I fear that my daughter has been possessed by the Joker.  Yeah, that's right, Batman's nemesis.  For the past few days her mood swings, fits and tantrums would stand out as diabolically ridiculous, even inside the padded walls of Gotham's Elizabeth Arkham Asylum for the Criminally Insane.

Some time last year I stumbled upon the now viral blog Reasons My Son Is Crying which is truly hilarious and apparently going to become a book later this spring...so flag your Amazon wish lists.  I have found recently through experience that these tantrums are much more funny when they are happening on your computer screen and not when they are making you late for work.



Here are a select few of the triggers or events that have caused complete emotional meltdowns over the past few days:

What happened: While cleaning up toddler urine off of our couch I, calmly, softly and sweetly asked Molly to tell me when she had to go potty.
Proportional Response: Molly lay down on the floor and screamed, "I don't have to go potty!" - of course you don't, you just peed all over our couch.

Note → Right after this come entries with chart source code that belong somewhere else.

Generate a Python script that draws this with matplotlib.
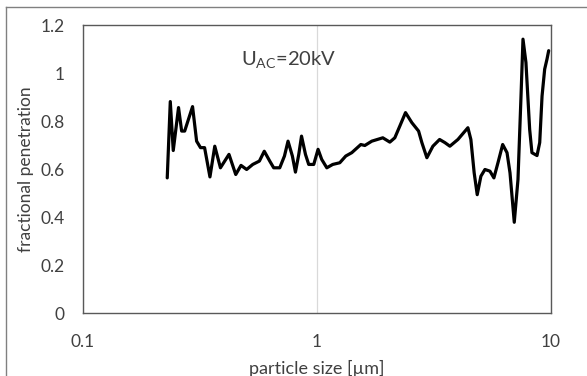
import matplotlib
matplotlib.use("Agg")
import matplotlib.pyplot as plt
from matplotlib.lines import Line2D
from matplotlib.ticker import FixedLocator, FixedFormatter, NullLocator

plt.rcParams['font.family'] = ['Lato', 'DejaVu Sans']
plt.rcParams['mathtext.fontset'] = 'custom'
plt.rcParams['mathtext.rm'] = 'Lato'

# particle size [um]
size = [0.230, 0.237, 0.244, 0.257, 0.265, 0.273, 0.295, 0.307, 0.319, 0.332,
        0.350, 0.367, 0.388, 0.422, 0.451, 0.475, 0.502, 0.533, 0.569, 0.597,
        0.630, 0.655, 0.695, 0.728, 0.754, 0.787, 0.811, 0.838, 0.861, 0.895,
        0.924, 0.971, 1.013, 1.050, 1.104, 1.170, 1.254, 1.330, 1.411, 1.542,
        1.604, 1.718, 1.914, 2.051, 2.154, 2.263, 2.393, 2.547, 2.721, 2.810,
        2.952, 3.132, 3.345, 3.523, 3.701, 4.005, 4.418, 4.549, 4.699, 4.842,
        5.020, 5.224, 5.487, 5.705, 5.937, 6.219, 6.490, 6.683, 6.969, 7.228,
        7.447, 7.593, 7.816, 8.108, 8.291, 8.715, 8.950, 9.158, 9.397, 9.615,
        9.775]
# fractional penetration
penetration = [0.563, 0.881, 0.677, 0.856, 0.758, 0.758, 0.860, 0.716, 0.689, 0.689,
               0.567, 0.695, 0.605, 0.661, 0.577, 0.615, 0.598, 0.619, 0.633, 0.674,
               0.633, 0.605, 0.605, 0.654, 0.716, 0.654, 0.587, 0.661, 0.737, 0.661,
               0.619, 0.619, 0.682, 0.640, 0.605, 0.619, 0.626, 0.654, 0.668, 0.702,
               0.698, 0.716, 0.730, 0.712, 0.730, 0.779, 0.835, 0.793, 0.758, 0.710,
               0.647, 0.695, 0.723, 0.710, 0.695, 0.723, 0.772, 0.723, 0.584, 0.493,
               0.570, 0.598, 0.591, 0.563, 0.626, 0.702, 0.668, 0.584, 0.378, 0.556,
               0.904, 1.141, 1.044, 0.765, 0.668, 0.656, 0.710, 0.904, 1.016, 1.058,
               1.093]

x_ticks = [0.1, 1, 10]
x_tick_labels = ["0.1", "1", "10"]
y_ticks = [0, 0.2, 0.4, 0.6, 0.8, 1.0, 1.2]
y_tick_labels = ["0", "0.2", "0.4", "0.6", "0.8", "1", "1.2"]

W, H = 587, 376
fig = plt.figure(figsize=(W / 100, H / 100), dpi=100)
ax = fig.add_axes([82.5 / W, (H - 313) / H, (551 - 82.5) / W, (313 - 25) / H])

ax.plot(size, penetration, color='black', lw=2.3, solid_joinstyle='round',
        solid_capstyle='round', zorder=3)

ax.set_xscale('log')
ax.set_xlim(0.1, 10)
ax.set_ylim(0, 1.2)
ax.xaxis.set_major_locator(FixedLocator(x_ticks))
ax.xaxis.set_major_formatter(FixedFormatter(x_tick_labels))
ax.xaxis.set_minor_locator(NullLocator())
ax.yaxis.set_major_locator(FixedLocator(y_ticks))
ax.yaxis.set_major_formatter(FixedFormatter(y_tick_labels))

ax.grid(axis='x', which='major', color='#d9d9d9', lw=0.9, zorder=0)
ax.tick_params(axis='both', length=0, labelsize=12.5, labelcolor='#404040')
ax.tick_params(axis='x', pad=15)
ax.tick_params(axis='y', pad=13)
for s in ax.spines.values():
    s.set_color('#595959')
    s.set_linewidth(1.0)

ax.set_xlabel('particle size [µm]', fontsize=13, color='#404040')
ax.set_ylabel('fractional penetration', fontsize=12.5, color='#404040')
ax.xaxis.set_label_coords(0.5, -0.163)
ax.yaxis.set_label_coords(-0.104, 0.5)

ax.text(0.339, 0.878, r'U$_{\mathrm{AC}}$=20kV', transform=ax.transAxes,
        fontsize=14.5, color='#404040', ha='left', va='center')

# outer chart-area border
fig.add_artist(Line2D([6 / W, 1.0], [1 - 7 / H, 1 - 7 / H], color='#808080', lw=1.0,
                      transform=fig.transFigure))
fig.add_artist(Line2D([6 / W, 6 / W], [0.0, 1 - 7 / H], color='#808080', lw=1.0,
                      transform=fig.transFigure))

fig.savefig('out.png', dpi=100)
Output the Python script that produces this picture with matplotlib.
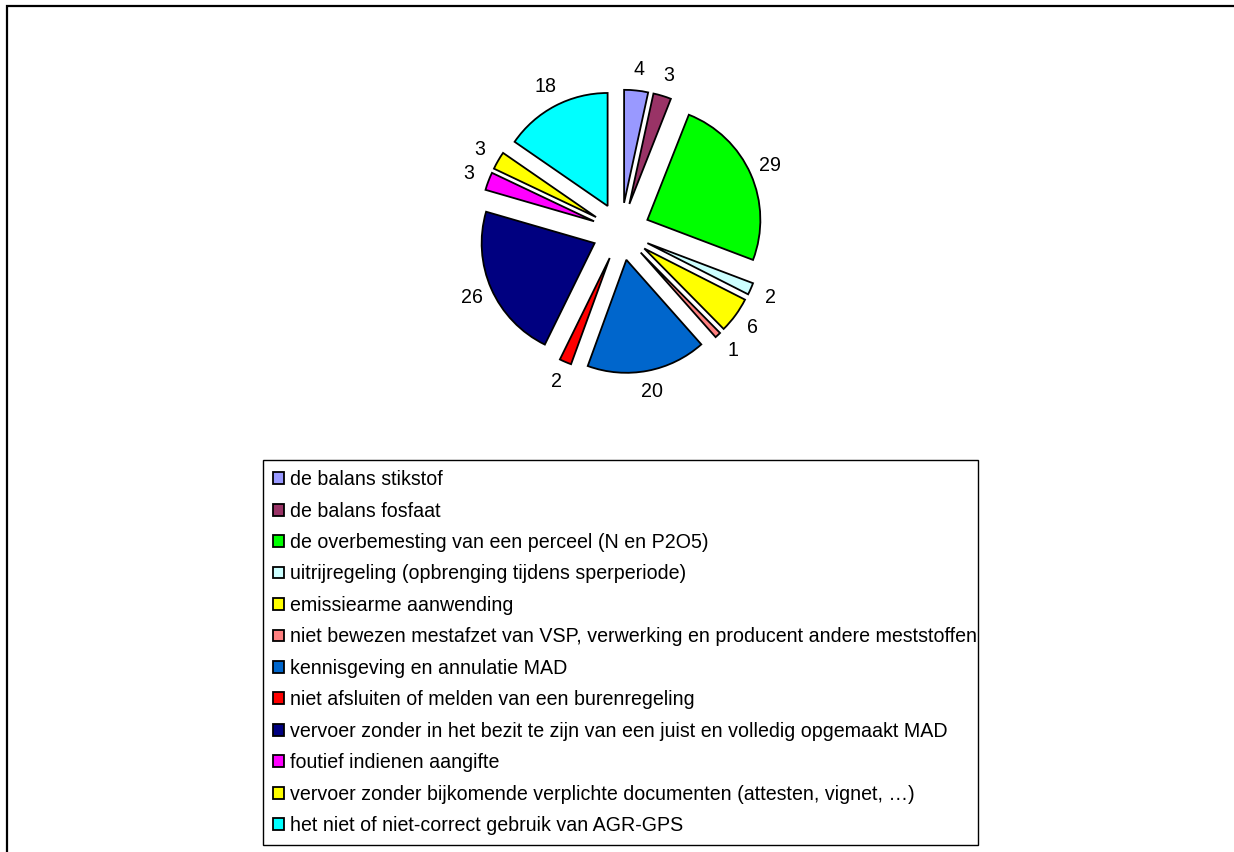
import matplotlib
matplotlib.use("Agg")
import matplotlib.pyplot as plt
from matplotlib.patches import Rectangle

plt.rcParams["font.family"] = ["Liberation Sans", "DejaVu Sans"]

# inbreuken per categorie
categories = [
    "de balans stikstof",
    "de balans fosfaat",
    "de overbemesting van een perceel (N en P2O5)",
    "uitrijregeling (opbrenging tijdens sperperiode)",
    "emissiearme aanwending",
    "niet bewezen mestafzet van VSP, verwerking en producent andere meststoffen",
    "kennisgeving en annulatie MAD",
    "niet afsluiten of melden van een burenregeling",
    "vervoer zonder in het bezit te zijn van een juist en volledig opgemaakt MAD",
    "foutief indienen aangifte",
    "vervoer zonder bijkomende verplichte documenten (attesten, vignet, \u2026)",
    "het niet of niet-correct gebruik van AGR-GPS",
]
values = [4, 3, 29, 2, 6, 1, 20, 2, 26, 3, 3, 18]
colors = ["#9999FF", "#993366", "#00FF00", "#CCFFFF", "#FFFF00", "#FF8080",
          "#0066CC", "#FF0000", "#000080", "#FF00FF", "#FFFF00", "#00FFFF"]

W, H = 1234, 852
fig = plt.figure(figsize=(W / 100, H / 100), dpi=100)

# kader rond de grafiek (loopt rechts en onder door)
fig.patches.append(Rectangle((7 / W, -0.1), 1.2, 1 - 6 / H + 0.1,
                             transform=fig.transFigure, fill=False,
                             edgecolor="black", linewidth=1.6))

# taart: straal 113 px, middelpunt op (621, 231) px
r_px = 113
half = 250
cx, cy = 621, 231.5
ax = fig.add_axes([(cx - half) / W, (H - cy - half) / H, 2 * half / W, 2 * half / H])

wedges, texts = ax.pie(
    values,
    labels=[str(v) for v in values],
    colors=colors,
    explode=[0.255] * len(values),
    startangle=90,
    counterclock=False,
    labeldistance=1.19,
    wedgeprops=dict(edgecolor="black", linewidth=1.3),
    textprops=dict(fontsize=14.1),
)
for t in texts:
    t.set_ha("center")
    t.set_va("center")

lim = half / r_px
ax.set_xlim(-lim, lim)
ax.set_ylim(-lim, lim)
ax.set_aspect("equal")
ax.axis("off")

# legende met vaste breedte (263..978 px)
leg = fig.legend(
    wedges, categories,
    loc="upper left",
    bbox_to_anchor=(263 / W, 1 - 460 / H, (978 - 263) / W, 0),
    bbox_transform=fig.transFigure,
    mode="expand",
    borderaxespad=0,
    fontsize=14.1,
    handlelength=0.55,
    handleheight=0.55,
    handletextpad=0.3,
    labelspacing=0.635,
    borderpad=0.52,
    fancybox=False,
    framealpha=1,
    edgecolor="black",
)
leg.get_frame().set_linewidth(1.0)

fig.savefig("out.png", dpi=100)
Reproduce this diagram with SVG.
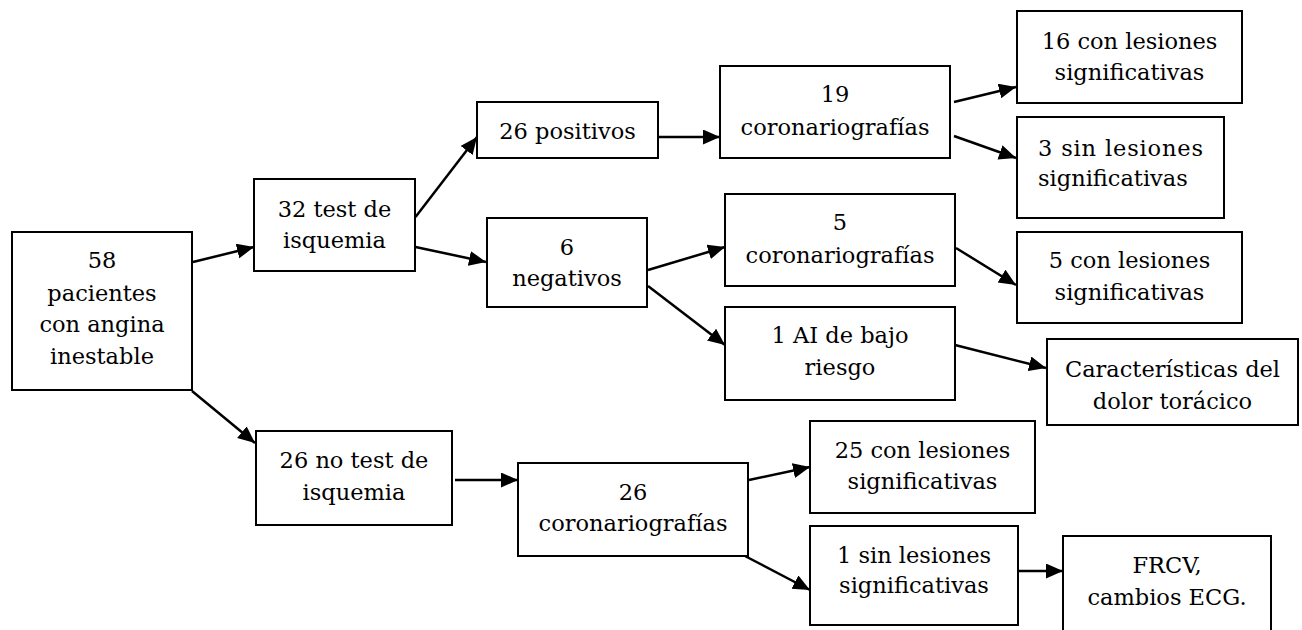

What happened: Molly wanted to drink apple juice in front of an episode of The Backyardigans in a cup.  I told her she could have it in a sippy cup or could drink it without a lid while sitting on a chair in the kitchen.
Proportional Response: Crocodile tears and yelling, "Ma juice, Ma juice!" at the top of her lungs - although spilled apple juice might combat the stench of urine emanating from our couch.  I may have to revisit this decision.

What happened: I refused to hold Molly while I chopped up spinach and cooked dinner because everything I was doing was hot, sharp and dangerous.  So, I asked her to play with daddy instead.
Proportional Response: To thrash around on the kitchen floor and scream until Jack decided that it would be funny to imitate Molly, only with pauses to see if mom and dad are laughing at his wit* and giggle maniacally.   To escalate the situation further Molly accused her brother of hitting her. He was not.

What happened: Dad told Molly it was bath time.
Proportional Response: Crying.
What happened next: Dad brought you upstairs for bath.
Proportional Response: Crying and screaming, "NO BATH!" as if the water was filled with hungry piranhas.
What happened: I washed Molly's hair.
Proportional Response: Crying, followed by accusations that  Jack was hitting, again.  He was not.
What happened: Molly was told if she did not stop crying she would be taken out of the bath, tears continued, so Molly was removed from the bath.
Proportional Response: Tears, begging, pleading and bargaining to get back into the bath.

What happened: You know that scene from Cinderella when Anastasia and Drizella throw away their beads and sash because they don't want them any more, but tear Cinderella's dress to shreds because she used these discarded items?  Replace beads and sash with Nutrigrain bar and sippy cup filled with milk and make Cinderella Jack in this morning's incident
Proportional Response: Me yelling, "You'rr daddy's bleeping* problem now! Jack and I will meet you in the car."


  I was nominated for VoiceBoks Top 50 Hilariously Funny Parent Bloggers - If you can please take the time to vote for my blog http://voiceboks.com/top-50-hilariously-funny-nominated-parent-bloggers-2014/- Just click and vote for me (Multiple Momstrosity)


*Wocka, Wocka, Wocka!  Yeah we totally were.
**I didn't say bleep and am hoping that this colourful language doesn't make it into daycare.